▶ **Exercise directions**:
Check each line of the entries below for the string "this"; copy every line where it appears.

▶ **Supplied information**:

————

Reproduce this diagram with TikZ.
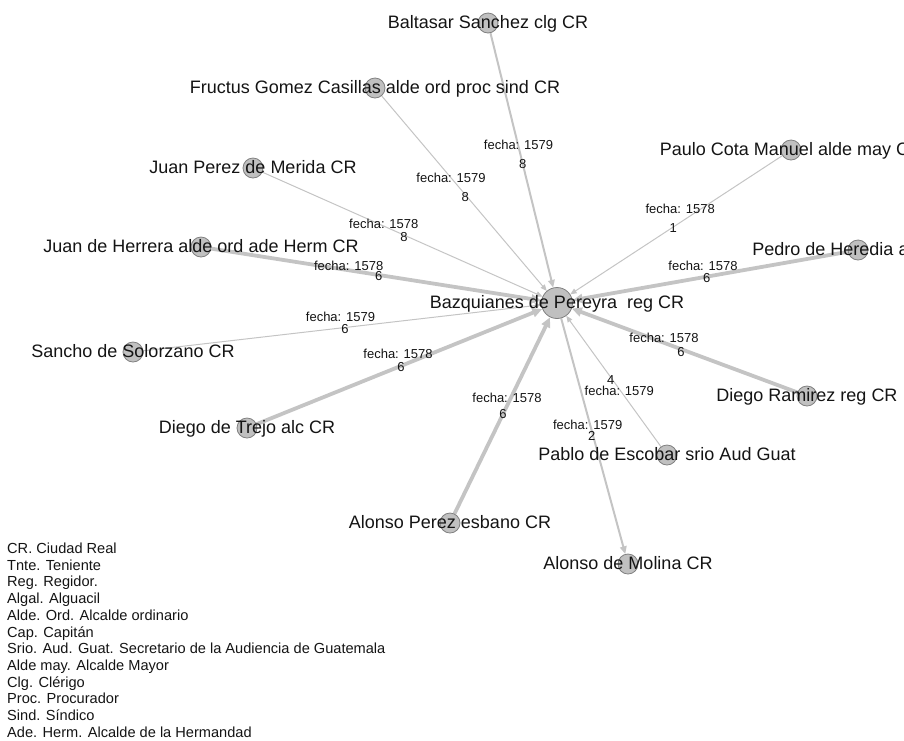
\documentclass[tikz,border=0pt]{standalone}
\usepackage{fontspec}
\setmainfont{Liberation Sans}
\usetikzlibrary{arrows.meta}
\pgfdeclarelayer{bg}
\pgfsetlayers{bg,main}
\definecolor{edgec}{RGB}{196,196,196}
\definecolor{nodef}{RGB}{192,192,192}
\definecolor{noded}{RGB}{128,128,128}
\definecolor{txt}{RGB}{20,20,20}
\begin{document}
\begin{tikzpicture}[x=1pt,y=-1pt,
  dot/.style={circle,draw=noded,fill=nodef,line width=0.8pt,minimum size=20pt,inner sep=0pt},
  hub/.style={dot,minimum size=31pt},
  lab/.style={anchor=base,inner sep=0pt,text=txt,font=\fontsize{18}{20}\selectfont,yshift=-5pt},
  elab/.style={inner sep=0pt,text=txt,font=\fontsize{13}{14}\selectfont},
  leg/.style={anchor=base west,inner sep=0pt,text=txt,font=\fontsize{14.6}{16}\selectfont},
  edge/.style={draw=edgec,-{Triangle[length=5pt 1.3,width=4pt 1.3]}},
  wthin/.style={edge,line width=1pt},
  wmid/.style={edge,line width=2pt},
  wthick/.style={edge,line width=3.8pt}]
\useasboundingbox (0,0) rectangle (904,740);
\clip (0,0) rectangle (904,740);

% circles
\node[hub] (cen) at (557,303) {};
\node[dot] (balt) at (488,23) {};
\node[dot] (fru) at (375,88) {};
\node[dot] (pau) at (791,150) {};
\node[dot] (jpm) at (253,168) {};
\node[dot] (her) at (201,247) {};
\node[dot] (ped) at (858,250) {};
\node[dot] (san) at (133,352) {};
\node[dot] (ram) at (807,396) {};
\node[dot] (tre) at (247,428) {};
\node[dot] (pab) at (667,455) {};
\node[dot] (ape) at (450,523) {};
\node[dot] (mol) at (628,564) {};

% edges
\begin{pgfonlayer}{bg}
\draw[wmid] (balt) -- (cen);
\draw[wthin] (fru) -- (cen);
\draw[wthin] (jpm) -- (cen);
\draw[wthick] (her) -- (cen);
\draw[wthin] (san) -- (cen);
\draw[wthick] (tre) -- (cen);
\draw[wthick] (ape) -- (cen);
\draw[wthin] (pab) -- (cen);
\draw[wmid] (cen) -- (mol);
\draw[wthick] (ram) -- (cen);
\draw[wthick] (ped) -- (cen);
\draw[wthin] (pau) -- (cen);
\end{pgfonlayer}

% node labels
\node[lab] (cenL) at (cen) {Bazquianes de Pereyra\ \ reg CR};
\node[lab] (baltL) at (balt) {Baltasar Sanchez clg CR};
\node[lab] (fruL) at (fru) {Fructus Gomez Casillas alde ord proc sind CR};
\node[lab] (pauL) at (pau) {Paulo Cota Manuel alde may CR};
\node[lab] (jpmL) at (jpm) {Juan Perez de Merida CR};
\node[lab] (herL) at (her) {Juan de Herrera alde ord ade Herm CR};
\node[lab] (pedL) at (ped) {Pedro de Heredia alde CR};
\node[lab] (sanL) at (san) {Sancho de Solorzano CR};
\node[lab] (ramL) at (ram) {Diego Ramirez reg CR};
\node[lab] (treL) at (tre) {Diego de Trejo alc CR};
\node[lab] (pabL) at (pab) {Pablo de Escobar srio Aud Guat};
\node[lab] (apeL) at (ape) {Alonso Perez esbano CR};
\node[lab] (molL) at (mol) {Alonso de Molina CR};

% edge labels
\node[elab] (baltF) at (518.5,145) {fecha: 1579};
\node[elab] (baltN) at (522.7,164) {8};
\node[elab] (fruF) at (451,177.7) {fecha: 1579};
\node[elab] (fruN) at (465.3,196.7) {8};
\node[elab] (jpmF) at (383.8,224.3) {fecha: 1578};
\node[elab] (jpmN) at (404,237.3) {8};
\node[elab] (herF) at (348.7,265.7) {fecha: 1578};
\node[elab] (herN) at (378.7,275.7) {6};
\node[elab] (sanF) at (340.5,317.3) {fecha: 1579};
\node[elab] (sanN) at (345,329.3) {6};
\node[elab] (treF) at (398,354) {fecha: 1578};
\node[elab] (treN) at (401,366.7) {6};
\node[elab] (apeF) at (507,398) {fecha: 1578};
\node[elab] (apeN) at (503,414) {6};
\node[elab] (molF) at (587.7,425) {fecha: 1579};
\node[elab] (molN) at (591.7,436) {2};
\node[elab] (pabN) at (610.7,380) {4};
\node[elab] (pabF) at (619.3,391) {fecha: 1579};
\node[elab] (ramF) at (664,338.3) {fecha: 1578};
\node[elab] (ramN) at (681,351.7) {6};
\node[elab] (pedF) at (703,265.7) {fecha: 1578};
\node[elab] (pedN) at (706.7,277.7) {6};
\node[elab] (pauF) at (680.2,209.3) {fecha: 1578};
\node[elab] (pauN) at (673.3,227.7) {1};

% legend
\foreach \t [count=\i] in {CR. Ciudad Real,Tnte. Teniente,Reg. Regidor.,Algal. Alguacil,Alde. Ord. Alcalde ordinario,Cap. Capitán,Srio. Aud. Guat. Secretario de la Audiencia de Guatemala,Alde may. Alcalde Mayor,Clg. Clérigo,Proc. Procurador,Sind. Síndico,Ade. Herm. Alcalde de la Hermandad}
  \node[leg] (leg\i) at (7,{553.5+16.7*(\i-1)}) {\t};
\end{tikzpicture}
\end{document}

————

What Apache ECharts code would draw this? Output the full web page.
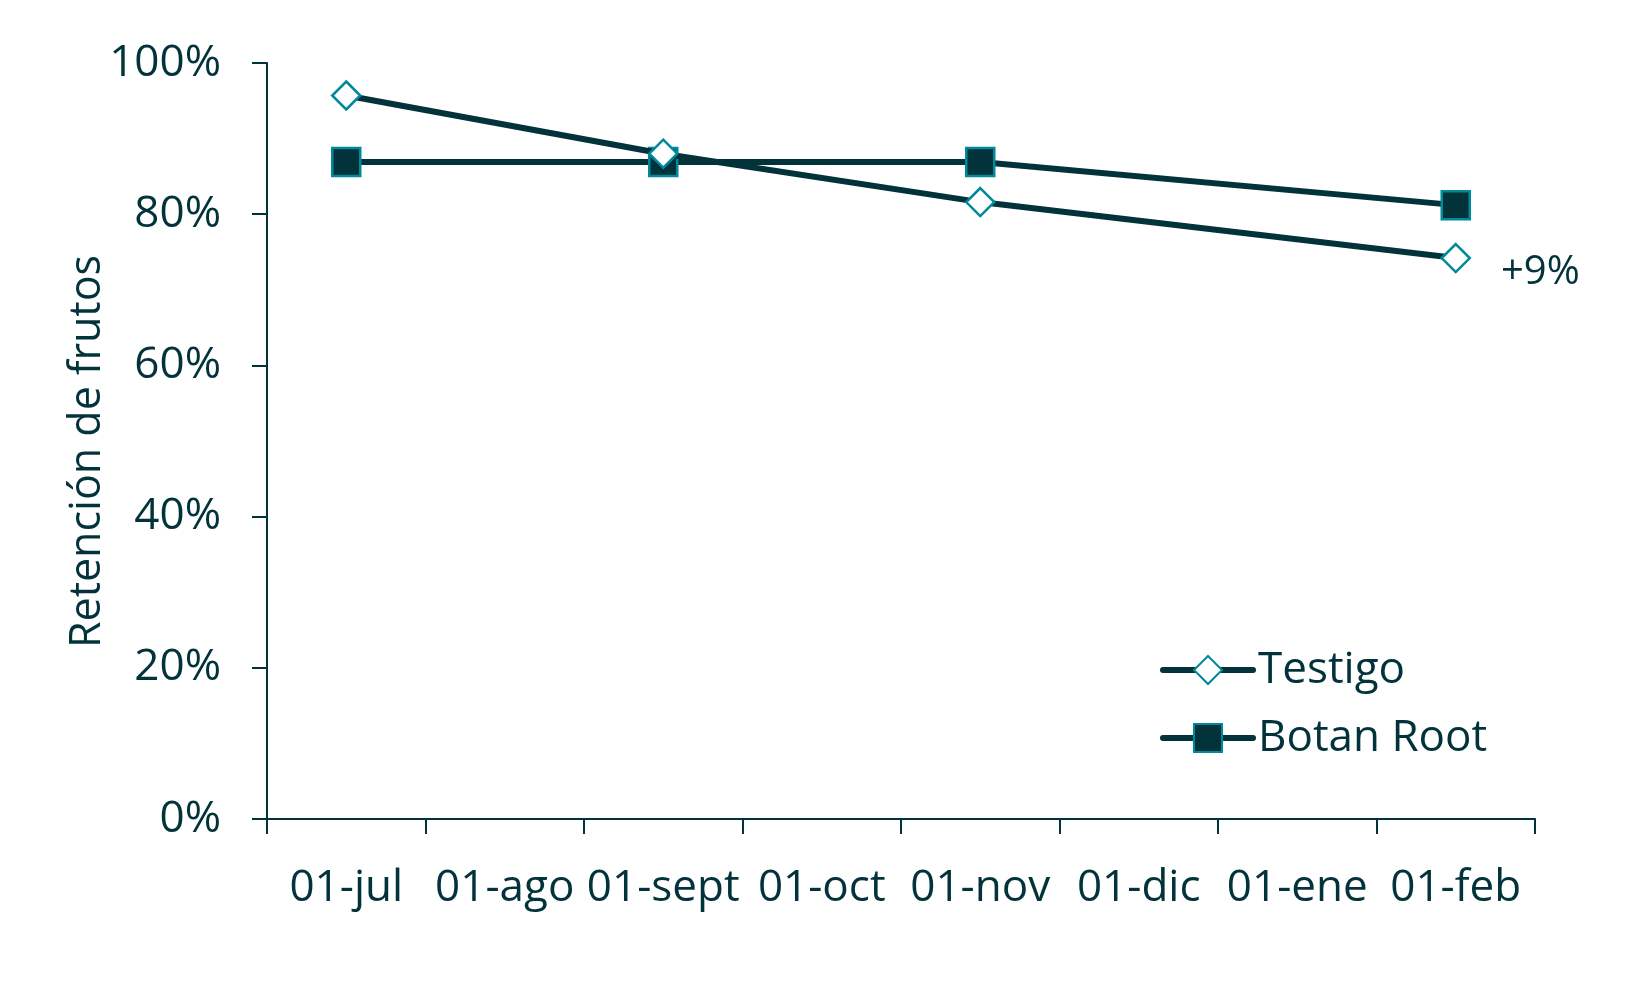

————

▶ **Reply**:
Reproduce this diagram with TikZ.
What Apache ECharts code would draw this? Output the full web page.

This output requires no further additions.